Credit: Kidsday staff artist / Lingfei Zhao, Syosset

There are a lot of holidays and awareness months that we have to celebrate people’s different ethnic and cultural backgrounds. Hispanic Heritage Month is one that celebrates the contributions of Hispanic and Latin Americans and runs every year from Sept. 15 to Oct. 15.

During this month, there are many different events that take place around the country that celebrate the history, culture and contributions of American citizens whose ancestors came from Spain, Mexico, the Caribbean and Central and South America.

The government website gives a history of the holiday and resources about the different events that are taking place. According to the website, the observation started in 1968 as Hispanic Heritage Week under President Lyndon Johnson and was expanded by President Ronald Reagan in 1988 to cover a 30-day period.

How did they choose September and October? According to the website, Sept. 15 is the anniversary of independence for Costa Rica, El Salvador, Guatemala, Honduras and Nicaragua. In addition, Mexico and Chile celebrate their independence days on Sept. 16 and Sept. 18, respectively. Also, Día de la Raza (Day of the People), an alternate observance of Columbus Day commemorating Hispanic heritage in the Americas, falls within this period, on Oct. 12.

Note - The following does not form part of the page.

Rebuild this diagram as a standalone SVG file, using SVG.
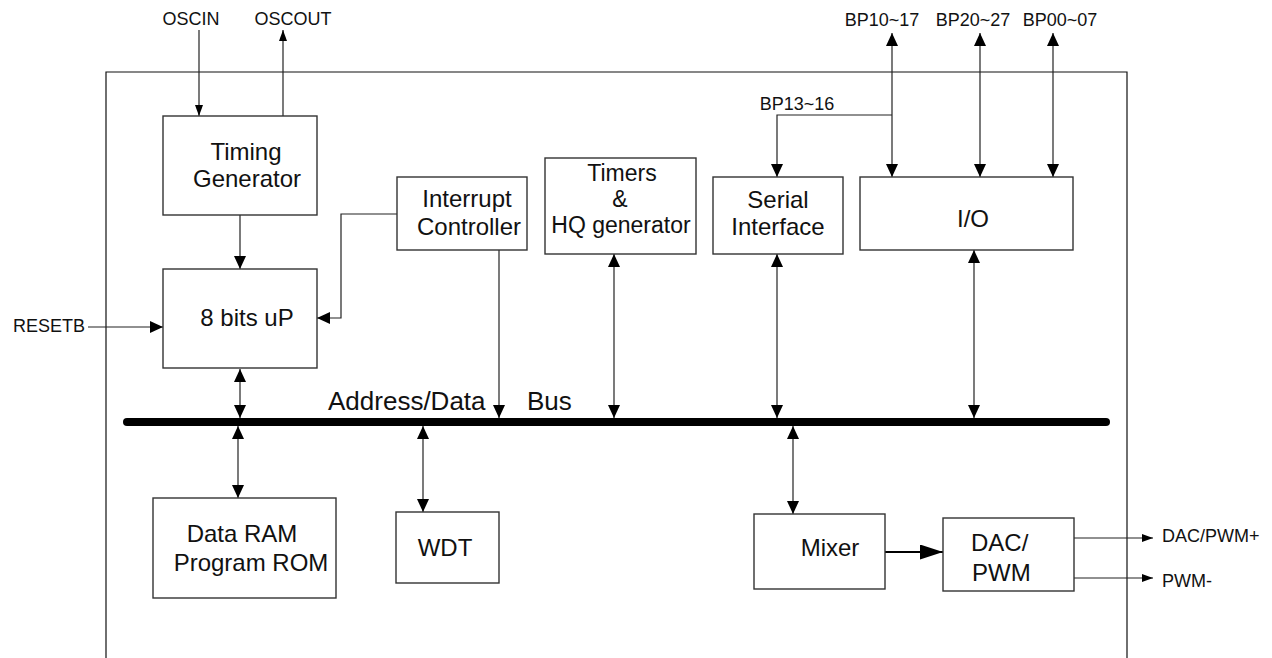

During this celebration and also throughout the year, it is interesting to hear about famous people who most people do not know have a Hispanic heritage, such as singers Fergie from the Black Eyed Peas, Mariah Carey and Bruno Mars; actors Charlie Sheen and Alexis Bledel; former Dallas Cowboys quarterback Tony Romo; and dancer Mark Ballas. It is also interesting to learn about some major contributions from Hispanic and Latin Americans. Sonia Sotomayor is the first Hispanic-American to serve as a justice on the U.S. Supreme Court, and Roberto Clemente was the first Latin American and Caribbean player to be inducted into the Baseball Hall of Fame.

There are many opportunities during this month to celebrate Hispanic heritage, and you can also learn a lot about the contributions Hispanic-Americans have made throughout history.